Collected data
## START

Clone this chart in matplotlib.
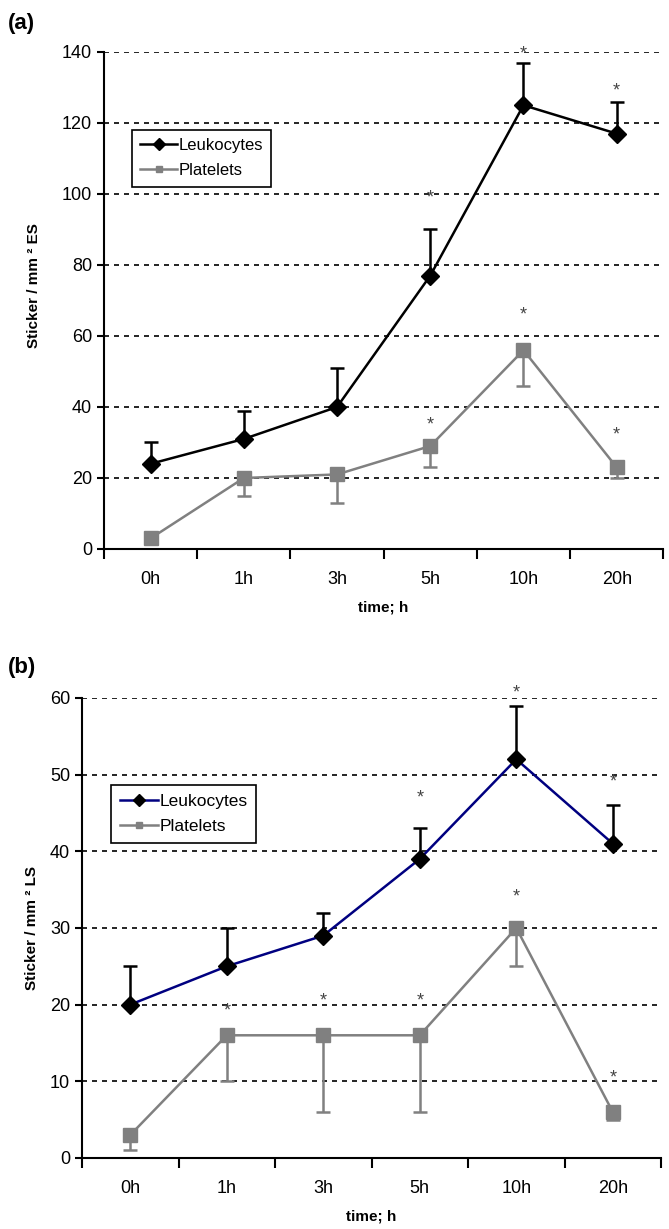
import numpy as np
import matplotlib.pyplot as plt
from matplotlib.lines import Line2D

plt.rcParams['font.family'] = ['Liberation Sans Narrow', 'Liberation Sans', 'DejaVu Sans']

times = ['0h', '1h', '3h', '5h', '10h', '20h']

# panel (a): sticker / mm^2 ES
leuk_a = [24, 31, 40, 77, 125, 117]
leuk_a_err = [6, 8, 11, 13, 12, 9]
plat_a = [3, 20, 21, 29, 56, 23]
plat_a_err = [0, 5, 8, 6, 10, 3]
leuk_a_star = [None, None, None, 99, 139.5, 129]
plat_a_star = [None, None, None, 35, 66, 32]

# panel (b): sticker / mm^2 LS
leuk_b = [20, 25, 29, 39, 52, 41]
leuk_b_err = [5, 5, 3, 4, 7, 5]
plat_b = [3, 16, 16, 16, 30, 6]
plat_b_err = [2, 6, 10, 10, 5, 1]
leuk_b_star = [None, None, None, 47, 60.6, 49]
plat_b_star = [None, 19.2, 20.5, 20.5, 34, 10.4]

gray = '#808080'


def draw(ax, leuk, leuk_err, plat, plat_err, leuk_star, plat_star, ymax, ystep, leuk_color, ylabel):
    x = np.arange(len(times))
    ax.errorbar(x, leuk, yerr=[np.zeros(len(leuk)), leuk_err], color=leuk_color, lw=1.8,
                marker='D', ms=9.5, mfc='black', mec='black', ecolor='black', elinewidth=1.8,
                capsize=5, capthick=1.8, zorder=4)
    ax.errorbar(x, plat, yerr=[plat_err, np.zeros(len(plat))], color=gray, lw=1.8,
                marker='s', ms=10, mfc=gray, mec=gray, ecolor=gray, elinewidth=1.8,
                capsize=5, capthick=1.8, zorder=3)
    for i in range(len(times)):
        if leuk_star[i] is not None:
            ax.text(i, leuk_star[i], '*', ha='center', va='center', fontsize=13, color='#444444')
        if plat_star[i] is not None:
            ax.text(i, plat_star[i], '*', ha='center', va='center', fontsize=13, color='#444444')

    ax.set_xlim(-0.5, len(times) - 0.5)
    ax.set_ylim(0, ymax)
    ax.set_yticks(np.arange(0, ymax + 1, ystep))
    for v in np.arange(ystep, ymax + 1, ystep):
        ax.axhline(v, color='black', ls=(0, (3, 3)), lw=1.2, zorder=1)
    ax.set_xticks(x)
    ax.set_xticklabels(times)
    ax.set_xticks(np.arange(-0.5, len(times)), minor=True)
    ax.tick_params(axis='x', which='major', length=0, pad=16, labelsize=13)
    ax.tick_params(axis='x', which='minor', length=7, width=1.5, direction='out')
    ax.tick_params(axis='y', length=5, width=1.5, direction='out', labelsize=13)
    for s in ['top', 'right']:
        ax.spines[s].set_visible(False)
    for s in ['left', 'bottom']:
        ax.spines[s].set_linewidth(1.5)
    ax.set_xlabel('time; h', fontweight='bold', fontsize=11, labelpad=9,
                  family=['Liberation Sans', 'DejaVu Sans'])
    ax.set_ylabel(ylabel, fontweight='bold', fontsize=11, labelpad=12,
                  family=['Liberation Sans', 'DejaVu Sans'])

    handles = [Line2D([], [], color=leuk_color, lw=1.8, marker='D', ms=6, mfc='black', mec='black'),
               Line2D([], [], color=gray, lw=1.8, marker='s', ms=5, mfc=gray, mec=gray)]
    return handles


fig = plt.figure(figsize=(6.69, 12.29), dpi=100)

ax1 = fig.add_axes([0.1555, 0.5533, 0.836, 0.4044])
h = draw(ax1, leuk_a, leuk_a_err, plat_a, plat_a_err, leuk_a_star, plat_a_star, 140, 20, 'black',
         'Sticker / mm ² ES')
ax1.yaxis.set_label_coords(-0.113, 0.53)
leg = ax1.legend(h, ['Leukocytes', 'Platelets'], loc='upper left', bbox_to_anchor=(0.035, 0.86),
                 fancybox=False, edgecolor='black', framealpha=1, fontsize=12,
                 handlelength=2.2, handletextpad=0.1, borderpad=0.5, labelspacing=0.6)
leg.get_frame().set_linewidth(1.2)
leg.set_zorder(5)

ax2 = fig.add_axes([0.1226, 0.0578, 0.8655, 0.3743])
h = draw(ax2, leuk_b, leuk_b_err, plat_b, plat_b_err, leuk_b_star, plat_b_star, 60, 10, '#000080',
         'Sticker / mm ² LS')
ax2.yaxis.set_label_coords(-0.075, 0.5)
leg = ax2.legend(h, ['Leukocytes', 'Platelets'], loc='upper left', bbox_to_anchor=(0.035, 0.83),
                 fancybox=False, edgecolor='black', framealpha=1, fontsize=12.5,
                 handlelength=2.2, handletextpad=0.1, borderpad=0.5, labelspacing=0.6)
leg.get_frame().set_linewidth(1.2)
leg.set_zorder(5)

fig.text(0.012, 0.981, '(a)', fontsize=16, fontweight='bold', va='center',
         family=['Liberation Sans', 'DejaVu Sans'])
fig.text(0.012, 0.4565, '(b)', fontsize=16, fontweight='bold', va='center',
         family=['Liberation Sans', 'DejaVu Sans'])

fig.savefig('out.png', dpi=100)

## END
## START

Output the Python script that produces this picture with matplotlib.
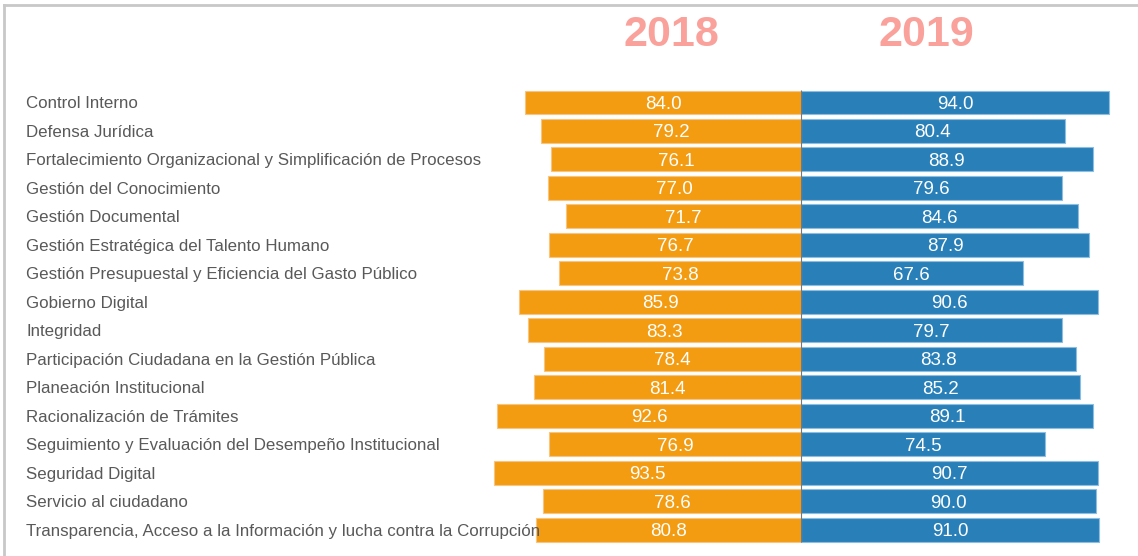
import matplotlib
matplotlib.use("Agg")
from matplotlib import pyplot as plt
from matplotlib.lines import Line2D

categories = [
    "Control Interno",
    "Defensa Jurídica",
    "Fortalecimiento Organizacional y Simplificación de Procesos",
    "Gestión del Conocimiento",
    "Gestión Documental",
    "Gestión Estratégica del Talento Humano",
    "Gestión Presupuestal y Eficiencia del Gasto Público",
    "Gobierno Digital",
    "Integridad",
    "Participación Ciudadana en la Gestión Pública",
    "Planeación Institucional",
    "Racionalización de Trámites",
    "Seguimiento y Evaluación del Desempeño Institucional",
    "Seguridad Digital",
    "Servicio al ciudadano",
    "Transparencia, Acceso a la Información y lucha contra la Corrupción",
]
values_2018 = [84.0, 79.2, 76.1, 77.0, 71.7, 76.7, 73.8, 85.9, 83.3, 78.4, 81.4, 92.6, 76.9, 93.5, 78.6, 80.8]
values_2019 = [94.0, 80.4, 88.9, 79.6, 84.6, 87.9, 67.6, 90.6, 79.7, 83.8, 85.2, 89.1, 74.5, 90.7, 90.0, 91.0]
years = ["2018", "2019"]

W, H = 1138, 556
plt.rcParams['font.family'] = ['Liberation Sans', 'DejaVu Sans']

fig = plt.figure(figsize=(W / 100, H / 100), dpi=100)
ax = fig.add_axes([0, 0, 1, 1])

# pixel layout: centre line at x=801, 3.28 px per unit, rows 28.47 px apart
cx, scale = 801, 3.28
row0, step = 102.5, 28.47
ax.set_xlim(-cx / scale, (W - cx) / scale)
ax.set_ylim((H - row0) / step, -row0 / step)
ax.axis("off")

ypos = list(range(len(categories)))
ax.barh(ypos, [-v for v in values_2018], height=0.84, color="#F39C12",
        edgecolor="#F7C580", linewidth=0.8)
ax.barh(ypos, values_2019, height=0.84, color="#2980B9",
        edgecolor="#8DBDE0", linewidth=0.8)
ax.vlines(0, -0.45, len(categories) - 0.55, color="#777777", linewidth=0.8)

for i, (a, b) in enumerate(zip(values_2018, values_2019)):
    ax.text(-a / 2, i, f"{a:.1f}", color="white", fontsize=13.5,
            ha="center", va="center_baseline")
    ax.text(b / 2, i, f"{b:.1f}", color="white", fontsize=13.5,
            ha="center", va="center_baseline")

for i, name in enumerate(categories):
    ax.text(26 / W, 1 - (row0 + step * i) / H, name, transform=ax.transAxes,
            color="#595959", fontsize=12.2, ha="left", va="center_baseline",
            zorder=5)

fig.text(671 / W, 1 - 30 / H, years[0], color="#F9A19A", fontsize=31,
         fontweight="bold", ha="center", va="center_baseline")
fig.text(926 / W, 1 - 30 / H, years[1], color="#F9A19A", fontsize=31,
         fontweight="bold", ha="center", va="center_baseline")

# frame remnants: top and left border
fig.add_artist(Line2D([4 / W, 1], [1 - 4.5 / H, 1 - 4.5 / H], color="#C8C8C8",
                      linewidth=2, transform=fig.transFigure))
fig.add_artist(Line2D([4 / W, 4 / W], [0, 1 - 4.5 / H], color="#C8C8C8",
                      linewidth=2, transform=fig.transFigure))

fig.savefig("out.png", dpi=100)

## END

Write out the lines beginning with the one that contains "Clone this chart in matplotlib." and ending with the one that contains "plat_a_star = [None, None, None, 35, 66, 32]", exactly as given. Leave pictures out.

Clone this chart in matplotlib.
import numpy as np
import matplotlib.pyplot as plt
from matplotlib.lines import Line2D

plt.rcParams['font.family'] = ['Liberation Sans Narrow', 'Liberation Sans', 'DejaVu Sans']

times = ['0h', '1h', '3h', '5h', '10h', '20h']

# panel (a): sticker / mm^2 ES
leuk_a = [24, 31, 40, 77, 125, 117]
leuk_a_err = [6, 8, 11, 13, 12, 9]
plat_a = [3, 20, 21, 29, 56, 23]
plat_a_err = [0, 5, 8, 6, 10, 3]
leuk_a_star = [None, None, None, 99, 139.5, 129]
plat_a_star = [None, None, None, 35, 66, 32]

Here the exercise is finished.